Recorded information:

***

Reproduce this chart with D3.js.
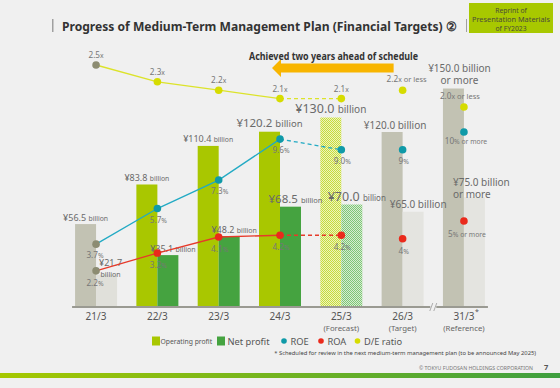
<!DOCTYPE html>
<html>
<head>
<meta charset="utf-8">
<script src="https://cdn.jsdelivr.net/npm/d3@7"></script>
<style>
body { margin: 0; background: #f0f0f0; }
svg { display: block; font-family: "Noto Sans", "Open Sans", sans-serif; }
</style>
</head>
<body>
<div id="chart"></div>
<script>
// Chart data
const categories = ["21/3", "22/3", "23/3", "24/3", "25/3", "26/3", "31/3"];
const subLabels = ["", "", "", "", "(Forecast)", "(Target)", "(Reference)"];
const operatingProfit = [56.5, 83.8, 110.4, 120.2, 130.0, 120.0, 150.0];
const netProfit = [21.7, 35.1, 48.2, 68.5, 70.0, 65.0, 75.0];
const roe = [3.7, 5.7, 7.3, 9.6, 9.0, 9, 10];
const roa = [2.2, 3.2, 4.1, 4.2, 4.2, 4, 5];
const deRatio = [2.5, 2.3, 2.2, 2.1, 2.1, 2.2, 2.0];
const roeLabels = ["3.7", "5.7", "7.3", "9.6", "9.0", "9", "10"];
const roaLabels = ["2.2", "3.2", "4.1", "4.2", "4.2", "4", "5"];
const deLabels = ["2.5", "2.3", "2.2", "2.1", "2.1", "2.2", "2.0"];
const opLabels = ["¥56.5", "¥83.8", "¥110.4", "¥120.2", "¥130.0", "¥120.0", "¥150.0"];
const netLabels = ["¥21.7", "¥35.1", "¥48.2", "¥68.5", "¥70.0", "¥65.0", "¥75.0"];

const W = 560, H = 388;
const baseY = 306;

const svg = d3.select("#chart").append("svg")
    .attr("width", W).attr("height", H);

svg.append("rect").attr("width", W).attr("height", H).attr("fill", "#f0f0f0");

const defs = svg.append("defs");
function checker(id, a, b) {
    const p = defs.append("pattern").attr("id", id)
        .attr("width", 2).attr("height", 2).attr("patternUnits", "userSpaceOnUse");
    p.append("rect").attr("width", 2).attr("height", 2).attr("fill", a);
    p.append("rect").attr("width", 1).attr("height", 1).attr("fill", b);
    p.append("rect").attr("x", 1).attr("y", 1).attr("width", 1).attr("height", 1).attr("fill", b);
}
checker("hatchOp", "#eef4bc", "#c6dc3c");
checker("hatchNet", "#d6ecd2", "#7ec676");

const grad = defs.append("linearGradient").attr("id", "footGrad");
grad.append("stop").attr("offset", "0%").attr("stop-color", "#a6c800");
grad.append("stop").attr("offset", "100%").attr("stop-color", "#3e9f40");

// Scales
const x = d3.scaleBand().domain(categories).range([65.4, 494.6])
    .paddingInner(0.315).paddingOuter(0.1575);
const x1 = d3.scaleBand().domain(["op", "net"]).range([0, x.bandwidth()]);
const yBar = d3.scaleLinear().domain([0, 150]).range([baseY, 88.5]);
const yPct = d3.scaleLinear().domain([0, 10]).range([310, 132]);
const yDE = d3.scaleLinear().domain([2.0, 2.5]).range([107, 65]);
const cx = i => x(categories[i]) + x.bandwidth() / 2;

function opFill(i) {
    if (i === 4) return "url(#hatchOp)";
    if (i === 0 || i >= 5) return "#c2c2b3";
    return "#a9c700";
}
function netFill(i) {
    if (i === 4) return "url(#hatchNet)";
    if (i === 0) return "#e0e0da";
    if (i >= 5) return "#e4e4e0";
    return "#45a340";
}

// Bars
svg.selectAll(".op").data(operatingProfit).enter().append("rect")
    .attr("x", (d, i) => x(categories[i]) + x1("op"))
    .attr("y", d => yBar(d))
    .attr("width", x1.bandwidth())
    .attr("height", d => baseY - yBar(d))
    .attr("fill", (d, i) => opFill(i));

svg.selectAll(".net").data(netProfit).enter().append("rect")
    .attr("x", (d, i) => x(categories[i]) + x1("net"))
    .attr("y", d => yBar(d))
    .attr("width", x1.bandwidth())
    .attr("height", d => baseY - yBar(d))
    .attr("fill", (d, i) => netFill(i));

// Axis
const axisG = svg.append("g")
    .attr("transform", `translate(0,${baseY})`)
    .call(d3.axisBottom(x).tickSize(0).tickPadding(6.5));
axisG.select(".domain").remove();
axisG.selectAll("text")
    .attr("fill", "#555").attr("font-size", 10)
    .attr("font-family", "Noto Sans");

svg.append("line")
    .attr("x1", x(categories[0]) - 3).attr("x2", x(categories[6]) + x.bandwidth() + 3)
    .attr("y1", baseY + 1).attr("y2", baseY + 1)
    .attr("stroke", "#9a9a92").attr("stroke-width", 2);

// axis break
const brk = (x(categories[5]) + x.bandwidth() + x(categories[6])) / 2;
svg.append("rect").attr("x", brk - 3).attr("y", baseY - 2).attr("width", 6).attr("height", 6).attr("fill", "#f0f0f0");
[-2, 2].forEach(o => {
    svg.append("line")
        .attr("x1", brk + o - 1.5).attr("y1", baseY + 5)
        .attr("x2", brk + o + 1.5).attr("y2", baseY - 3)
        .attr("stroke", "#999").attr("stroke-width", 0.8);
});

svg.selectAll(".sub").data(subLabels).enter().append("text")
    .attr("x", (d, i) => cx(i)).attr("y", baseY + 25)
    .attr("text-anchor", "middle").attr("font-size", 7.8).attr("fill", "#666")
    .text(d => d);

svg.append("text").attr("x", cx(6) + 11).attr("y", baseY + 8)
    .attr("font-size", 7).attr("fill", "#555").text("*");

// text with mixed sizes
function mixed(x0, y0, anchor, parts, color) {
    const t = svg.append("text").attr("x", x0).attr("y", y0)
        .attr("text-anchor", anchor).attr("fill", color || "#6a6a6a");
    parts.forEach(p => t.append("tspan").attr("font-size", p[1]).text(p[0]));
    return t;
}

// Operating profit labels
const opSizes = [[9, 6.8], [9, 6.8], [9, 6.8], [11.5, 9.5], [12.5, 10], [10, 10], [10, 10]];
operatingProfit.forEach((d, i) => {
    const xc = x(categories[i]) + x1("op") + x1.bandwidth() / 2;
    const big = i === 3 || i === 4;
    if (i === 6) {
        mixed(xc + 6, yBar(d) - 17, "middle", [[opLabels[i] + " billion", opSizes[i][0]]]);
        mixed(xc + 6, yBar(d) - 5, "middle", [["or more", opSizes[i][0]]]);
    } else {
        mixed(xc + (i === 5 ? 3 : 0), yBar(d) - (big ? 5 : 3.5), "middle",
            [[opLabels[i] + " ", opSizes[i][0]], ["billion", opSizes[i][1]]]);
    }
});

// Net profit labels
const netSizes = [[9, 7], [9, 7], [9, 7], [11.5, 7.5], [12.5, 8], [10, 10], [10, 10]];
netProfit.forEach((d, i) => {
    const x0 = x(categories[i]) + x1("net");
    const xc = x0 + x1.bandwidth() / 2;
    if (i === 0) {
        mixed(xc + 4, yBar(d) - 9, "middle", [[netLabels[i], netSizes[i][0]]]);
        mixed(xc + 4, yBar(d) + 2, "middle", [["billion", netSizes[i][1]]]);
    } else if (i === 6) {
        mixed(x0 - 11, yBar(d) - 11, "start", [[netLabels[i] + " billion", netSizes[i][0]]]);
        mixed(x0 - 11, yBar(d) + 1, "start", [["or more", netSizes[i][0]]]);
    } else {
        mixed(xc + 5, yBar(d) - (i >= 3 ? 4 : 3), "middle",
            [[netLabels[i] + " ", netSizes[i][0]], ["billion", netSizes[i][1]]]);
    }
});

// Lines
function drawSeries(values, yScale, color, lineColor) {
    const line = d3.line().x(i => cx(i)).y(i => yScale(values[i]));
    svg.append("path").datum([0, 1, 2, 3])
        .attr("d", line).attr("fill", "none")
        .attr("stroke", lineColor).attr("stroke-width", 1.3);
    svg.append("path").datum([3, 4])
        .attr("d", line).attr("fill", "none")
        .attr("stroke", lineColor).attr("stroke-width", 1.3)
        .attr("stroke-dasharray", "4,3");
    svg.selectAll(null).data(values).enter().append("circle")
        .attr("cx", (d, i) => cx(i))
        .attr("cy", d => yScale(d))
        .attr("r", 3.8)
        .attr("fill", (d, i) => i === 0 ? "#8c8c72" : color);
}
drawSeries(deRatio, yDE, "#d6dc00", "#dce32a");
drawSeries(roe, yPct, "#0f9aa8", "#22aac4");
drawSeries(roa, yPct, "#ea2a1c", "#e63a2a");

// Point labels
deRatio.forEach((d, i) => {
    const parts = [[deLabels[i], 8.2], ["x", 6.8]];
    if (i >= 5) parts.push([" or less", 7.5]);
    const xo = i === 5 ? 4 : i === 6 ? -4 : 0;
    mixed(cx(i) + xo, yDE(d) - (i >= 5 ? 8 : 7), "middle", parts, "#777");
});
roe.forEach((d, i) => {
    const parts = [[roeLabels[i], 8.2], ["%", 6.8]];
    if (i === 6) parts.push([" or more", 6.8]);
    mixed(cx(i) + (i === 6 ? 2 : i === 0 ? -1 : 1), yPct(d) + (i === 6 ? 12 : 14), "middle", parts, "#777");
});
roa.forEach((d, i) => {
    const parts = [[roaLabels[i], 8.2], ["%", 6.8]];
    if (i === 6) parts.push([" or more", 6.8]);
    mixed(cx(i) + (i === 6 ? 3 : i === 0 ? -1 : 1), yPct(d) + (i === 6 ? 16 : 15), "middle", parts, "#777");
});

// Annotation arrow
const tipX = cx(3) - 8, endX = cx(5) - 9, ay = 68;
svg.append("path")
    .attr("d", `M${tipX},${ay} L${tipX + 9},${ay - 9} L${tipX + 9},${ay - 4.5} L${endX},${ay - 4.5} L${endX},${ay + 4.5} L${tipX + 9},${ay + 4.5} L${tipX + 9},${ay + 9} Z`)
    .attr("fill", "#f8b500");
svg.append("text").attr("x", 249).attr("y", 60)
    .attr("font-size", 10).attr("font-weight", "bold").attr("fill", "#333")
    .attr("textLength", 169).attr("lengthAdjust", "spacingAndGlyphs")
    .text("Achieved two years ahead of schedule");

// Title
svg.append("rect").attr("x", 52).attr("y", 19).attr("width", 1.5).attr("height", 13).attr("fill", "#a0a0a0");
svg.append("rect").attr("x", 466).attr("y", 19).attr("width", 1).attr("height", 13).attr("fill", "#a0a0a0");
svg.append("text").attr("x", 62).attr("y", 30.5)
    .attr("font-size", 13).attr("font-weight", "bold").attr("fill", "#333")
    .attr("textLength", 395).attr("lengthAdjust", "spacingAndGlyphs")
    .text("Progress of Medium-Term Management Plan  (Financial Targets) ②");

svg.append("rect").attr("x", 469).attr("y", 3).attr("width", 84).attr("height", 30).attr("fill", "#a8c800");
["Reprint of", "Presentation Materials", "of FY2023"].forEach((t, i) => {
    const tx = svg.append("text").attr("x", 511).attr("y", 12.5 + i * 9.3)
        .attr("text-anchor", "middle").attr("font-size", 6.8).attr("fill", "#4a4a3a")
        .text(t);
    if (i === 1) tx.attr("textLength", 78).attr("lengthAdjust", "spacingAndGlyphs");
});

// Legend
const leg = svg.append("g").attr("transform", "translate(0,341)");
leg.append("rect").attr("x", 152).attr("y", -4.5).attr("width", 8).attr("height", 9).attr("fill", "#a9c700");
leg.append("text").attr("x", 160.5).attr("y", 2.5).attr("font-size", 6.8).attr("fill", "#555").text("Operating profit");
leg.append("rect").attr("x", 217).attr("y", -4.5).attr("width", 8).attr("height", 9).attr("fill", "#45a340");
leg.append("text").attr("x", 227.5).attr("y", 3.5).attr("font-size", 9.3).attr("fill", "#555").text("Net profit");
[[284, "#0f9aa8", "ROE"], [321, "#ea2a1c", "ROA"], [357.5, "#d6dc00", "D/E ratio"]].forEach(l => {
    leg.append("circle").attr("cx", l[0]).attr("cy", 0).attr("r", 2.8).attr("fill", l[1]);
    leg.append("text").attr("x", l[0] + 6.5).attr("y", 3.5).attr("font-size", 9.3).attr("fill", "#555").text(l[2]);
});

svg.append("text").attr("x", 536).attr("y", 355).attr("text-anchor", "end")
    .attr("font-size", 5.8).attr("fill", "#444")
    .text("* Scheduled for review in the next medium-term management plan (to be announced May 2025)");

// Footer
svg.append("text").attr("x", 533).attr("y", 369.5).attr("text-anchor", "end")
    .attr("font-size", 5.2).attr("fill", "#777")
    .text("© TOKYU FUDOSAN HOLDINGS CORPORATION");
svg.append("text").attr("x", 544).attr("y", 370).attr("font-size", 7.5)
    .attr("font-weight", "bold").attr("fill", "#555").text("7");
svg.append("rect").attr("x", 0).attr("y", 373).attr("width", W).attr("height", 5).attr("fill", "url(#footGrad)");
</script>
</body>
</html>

***

Instructions for the task:
List each line in the listing that contains the string "with".

Correct output:
Reproduce this chart with D3.js.
// text with mixed sizes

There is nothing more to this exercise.